Culture

Confinement: la magie de Terrence Malick en deux films

En confinement, place à la découverte et à la redécouverte des chefs d’œuvre. Et l’œuvre de Terrence Malick vaut le détour. De «La ligne rouge» à «Badlands» en passant par «The New World» et «Les moissons du ciel», le réalisateur emblématique et mystérieux du sacré et du poétique ne cesse de fasciner. Zoom sur la Palme d’or de 2011 et son dernier film : «The Tree of life» et «Hidden Life».

«The tree of life» ou l’incroyable voyage intérieur

À l’image d’Andreï Tarkovski, de Stanley Kubrick, d’Ingmar Bergman ou de David Lynch, Terrence Malick explore la métaphysique, les questions existentielles, l’humain dans sa complexité et son éternelle fragilité. Dans «The Tree of life», l’on parcourt avec beaucoup de grâce et de finesse les questionnements de Jack O’Brien (Sean Penn) qui semble avoir réussi dans la vie (belle maison, beau costume, situation professionnelle des plus satisfaisantes) mais qui remet tout en question. Depuis sa tour d’ivoire, ses traits sont tirés, il n’est pas heureux. Il demande pardon à son père au téléphone et avoue penser à son frère décédé tous les jours. La force du réalisateur et de ce film, c’est de ne jamais trop expliquer ou trop orienter. Le film est un voyage initiatique. Il y a des flash-backs qui se permettent même d’aller jusqu’à l’origine du monde. Il se souvient de l’enfance, de parents aimants mais d’un père autoritaire campé par Brad Pitt et d’une mère un peu dépassée (magnifique Jessica Chastain). Ils ont trois enfants et font de leurs mieux entre les frustrations d’un père qui rêve d’être un musicien mais qui est prisonnier d’un emploi qui ne lui procure aucune satisfaction et d’une mère prisonnière de la condition féminine de l’époque et de son statut de femme. Une œuvre d’une poésie, d’une musicalité et d’une fluidité déconcertante où l’on accompagne Jack dans son voyage dans le passé pour comprendre ses blessures d’enfant. Des blessures qui le poursuivront à vie. Comment vivre avec le deuil, comment surmonter l’autorité et la violence d’un père, quelles traces laissent l’amour inconditionnel parfois étouffant d’une mère ? La Palme d’or de Cannes 2011 est un film à revoir en ces temps de quarantaine pour un voyage intérieur.

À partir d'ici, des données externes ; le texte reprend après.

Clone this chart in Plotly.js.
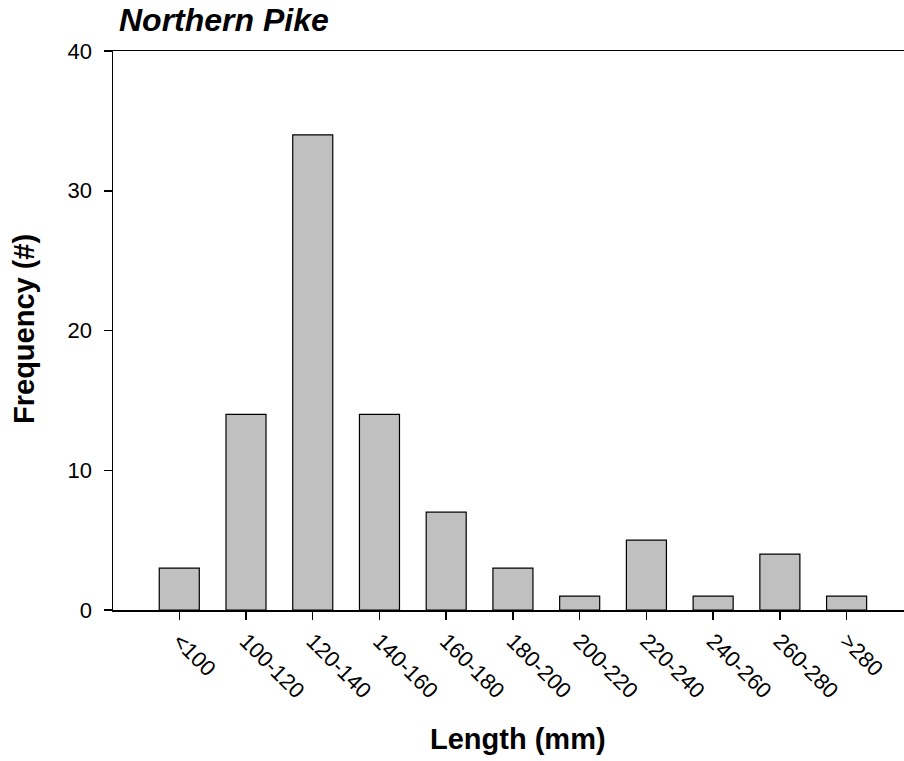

«Hidden Life», héros méconnus du passé

Les influences multiples de Malick oscillent entre littérature russe avec Tolstoï et Dostoïevski en passant par la philosophie allemande. Personne ne s’étonne donc lorsqu’il propose un film sur des paysans autrichiens contre le régime nazi dans les années 40. «Hidden Life» a fait le bonheur du Festival de Cannes l’année dernière. Inspiré de faits réels, c’est l’histoire de «Franz Jägerstätter, paysan autrichien, qui refuse de se battre aux côtés des nazis. Reconnu coupable de trahison par le régime hitlérien, il est passible de la peine capitale mais porté par sa foi inébranlable et son amour pour sa femme, Fani, et ses enfants, Franz reste un homme libre». Ce film de 2h54 dont on ne sent aucune lenteur passer, puise sa force dans le jeu précis et intense de ses acteurs. Le couple interprété par August Diehl et Valérie Pachner prend au cœur et aux tripes. Les plans incroyables, la mise en scène sublime, la beauté et l’immensité des paysages, métaphore d’une liberté malgré tout, sont à couper le souffle. Ce film s’appuie sur une correspondance entre le fermier et sa femme où l’on plonge dans l’enfer du bagne, la torture, l’humiliation mais aussi la honte vécue par la famille, pointée du doigt comme les traîtres du régime. D’une violence cachée et toujours subtile, le film est un concentré d’émotions. La technique est impressionnante puisque le réalisateur va toujours chercher la sincérité. D’après une interview accordée à Allo Ciné, Terrence Malick n’avait recours à la lumière artificielle que lorsque cela était nécessaire. «Les granges étaient toujours filmées quand les portes des bâtiments permettaient à la lumière du soleil de filtrer ou quand il y avait au moins un peu de clarté», explique le directeur de la photographie Jörg Widmer. Sebastian T. Krawinkel, chef décorateur ajoute : Terry disait constamment : «le soleil est notre éclairagiste». Le matin, mieux vaut tourner à l’est, l’après-midi à l’ouest, mais jamais au nord». Un film immense.